Avec Brimstone, Martin Koolhoven signe une œuvre bicéphale, sorte de grande fresque tarée et hors normes, dévorée par ses ambitions, sa violence, son iconographie et sa recherche d’un lyrisme flamboyant et abominablement horrifiant. Européen dans l’âme, américain de cœur, Brimstone est autant un western ultra-violent, qu’un thriller sous tension et un survival hard-boiled à la lisière du cinéma d’horreur, tant sa radicalité ne s’embarrasse d’aucune limite et n’épargne aucun plan gore au spectateur. Sur le fond, Brimstone s’apparente à une épopée américaine plongeant le spectateur dans la rudesse du Grand Ouest américain du XIXème siècle. Mais sur la forme, le film de Koolhoven quitte les codes du genre à l’américaine, sa violence sans concessions qui illustre le calvaire de cette jeune femme angélique inlassablement traquée par un sinistre prêcheur aux allures de redoutable psychopathe tout droit sorti d’un lointain cauchemar, l’amenant dans une dimension viscérale qu’il aurait été impossible de reproduire dans le moule d’un cinéma américain trop puritain pour soutenir pareil supplice. Brimstone a beau être un western, sa dimension horrifique férocement balancée à l’écran, le porte vers quelque chose de différent, vers quelque chose de presque nouveau si le film n’affichait pas autant ses innombrables inspirations, parmi lesquelles on citera La Nuit du Chasseur de Charles Laughton, Les Nerfs à Vif de Martin Scorsese, Impitoyable de Clint Eastwood, Vorace d’Antonia Bird ou encore Le Grand Silence de Corbucci et on en passe.
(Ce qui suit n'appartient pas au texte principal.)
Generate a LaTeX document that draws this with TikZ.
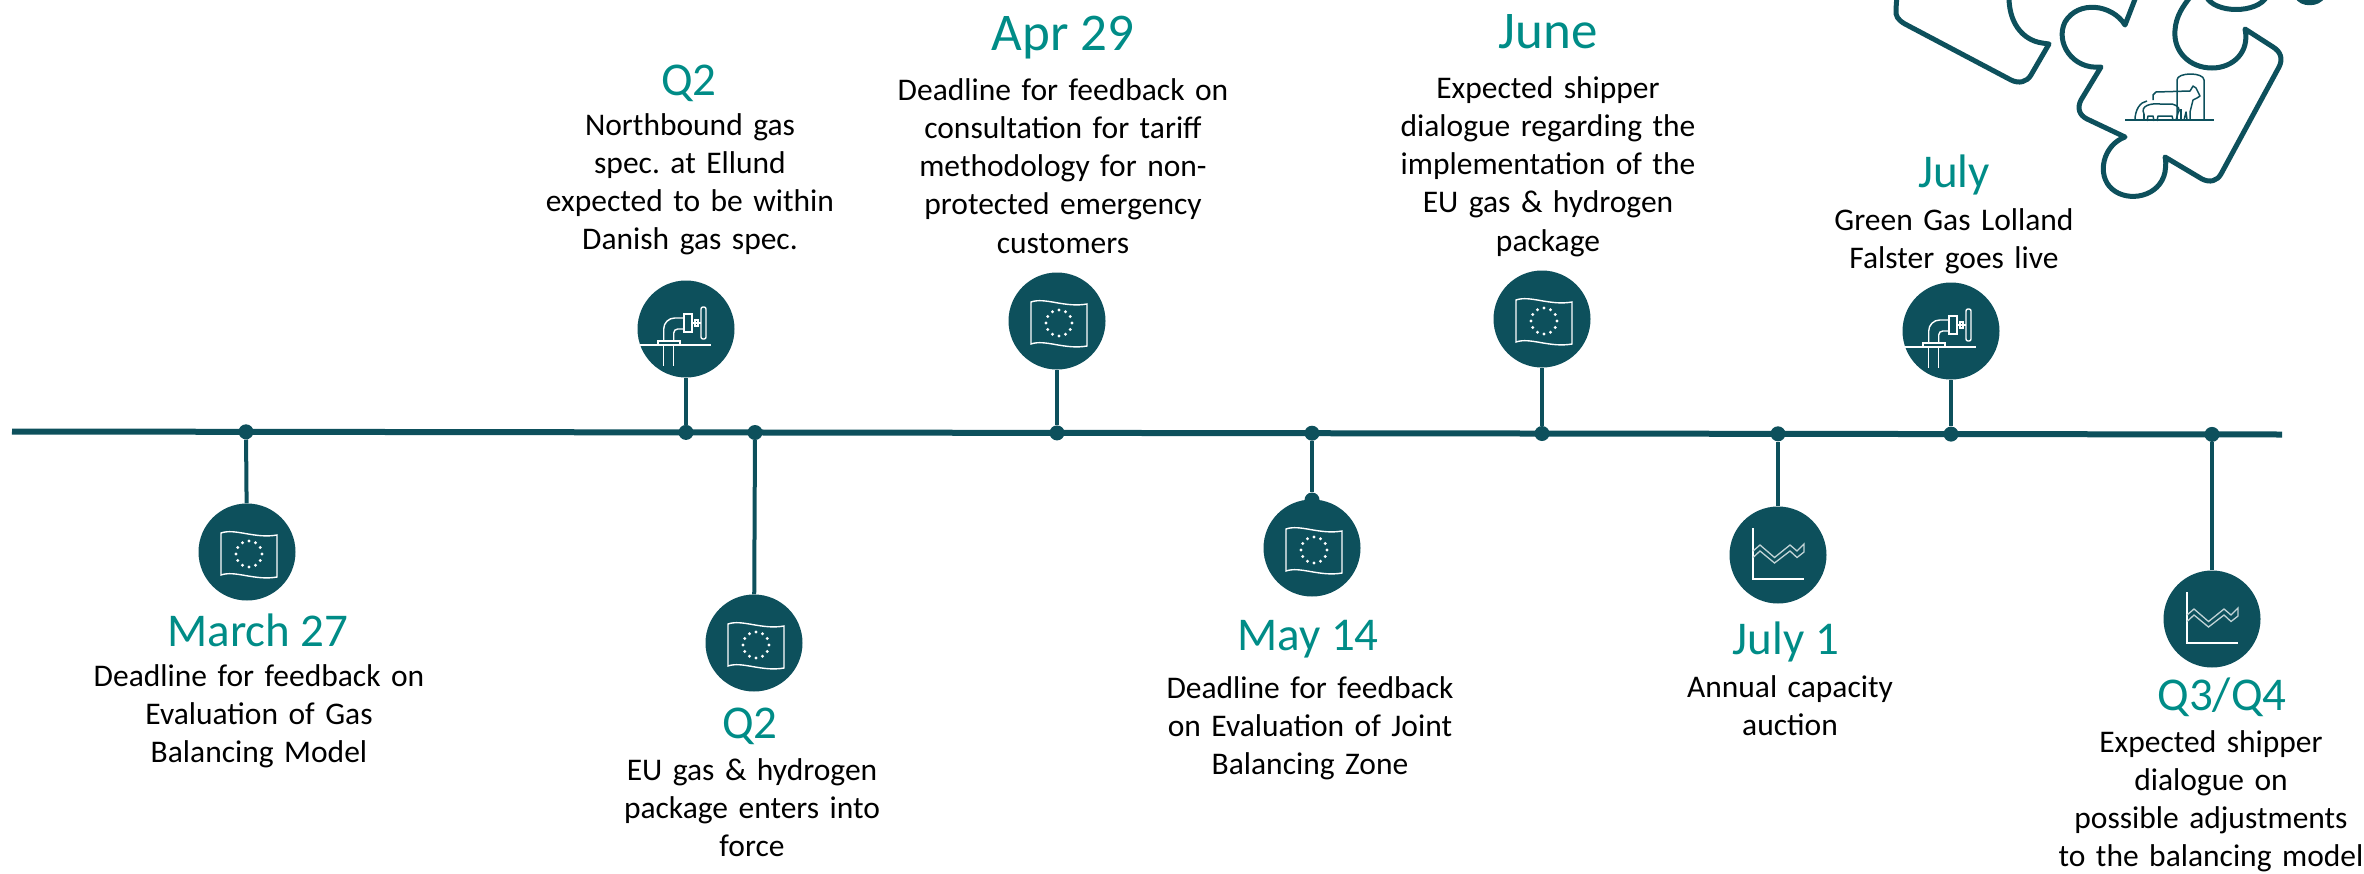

Mais en réalité, le problème de Brimstone n’est pas tant sa propension à se soumettre aux films qui l’ont nourri. Son réel problème, c’est qu’il est foncièrement capable du meilleur comme du pire, les deux s’harnachant souvent l’un à l’autre dans une dichotomie portant l’œuvre vers une agaçante sensation d’étrange « bancalité ». Pour chaque qualité, un défaut caché en embuscade, et vice versa. Pour le récit voulu puissant d’une cavale tragique, une étonnante absence d’émotions alors que l’horreur humaine éclabousse l’écran. Pour l’immersion intense et haletante dans cette traque cruelle et tétanisante, de longueurs terribles menant le film vers une durée pesante et interminable (plus de 2h20 quand même). Et ainsi de suite. Pour de belles images splendidement photographiées, une musique insupportable d’omniprésence, pour des plans déments shootés avec un talent dingue, une prétention flirtant avec le nombrilisme artistique, pour des scènes viscérales n’hésitant à pousser le bouchon jusqu’au hardcore inconfortable, des dérives vers la complaisance gratuite… Brimstone est comme ça, porteur de ces innombrables fractures dans son essence profonde, toujours à cheval entre le fabuleux et le décevant, entre l’audace et l’exagération, comme quand il étale des scènes foutrement iconiques, auxquelles viennent répondre leurs cousines plus grotesques (le film par exemple), ou comme quand il voit sa construction chapitrée, passer du coup narratif un brin pompeux, à la bonne idée payante… avant de lasser.
Au final, Brimstone a cette fâcheuse tendance à vouloir toujours trop bien faire, et ainsi à pêcher par excès de tout. Excès de mise en scène, excès de sur-maîtrise, excès d’écriture, excès de longueur, excès de lyrisme, excès d’inconfort horrifiant. Autant de choses qui font vriller sa folie narrative et sa virtuose somptuosité, brisant son envol, et le nôtre par la même occasion, alors que l’on aurait adoré pouvoir se laisser absorber par ce jeu du chat et la souris à l’habile chronologie fonctionnant à rebours. Néanmoins, si Brimstone souffre de beaucoup de tares, et si sa longueur est un frein pas négligeable, reste une tentative sacrément burnée, quelque part entre le western dramatiquement désespéré et le thriller horrifique rageur et halluciné, dominé par un flippant Guy Pearce, aussi abominable qu’est angélique, sa pauvre victime d’une vie, incarnée par la revenante Dakota Fanning.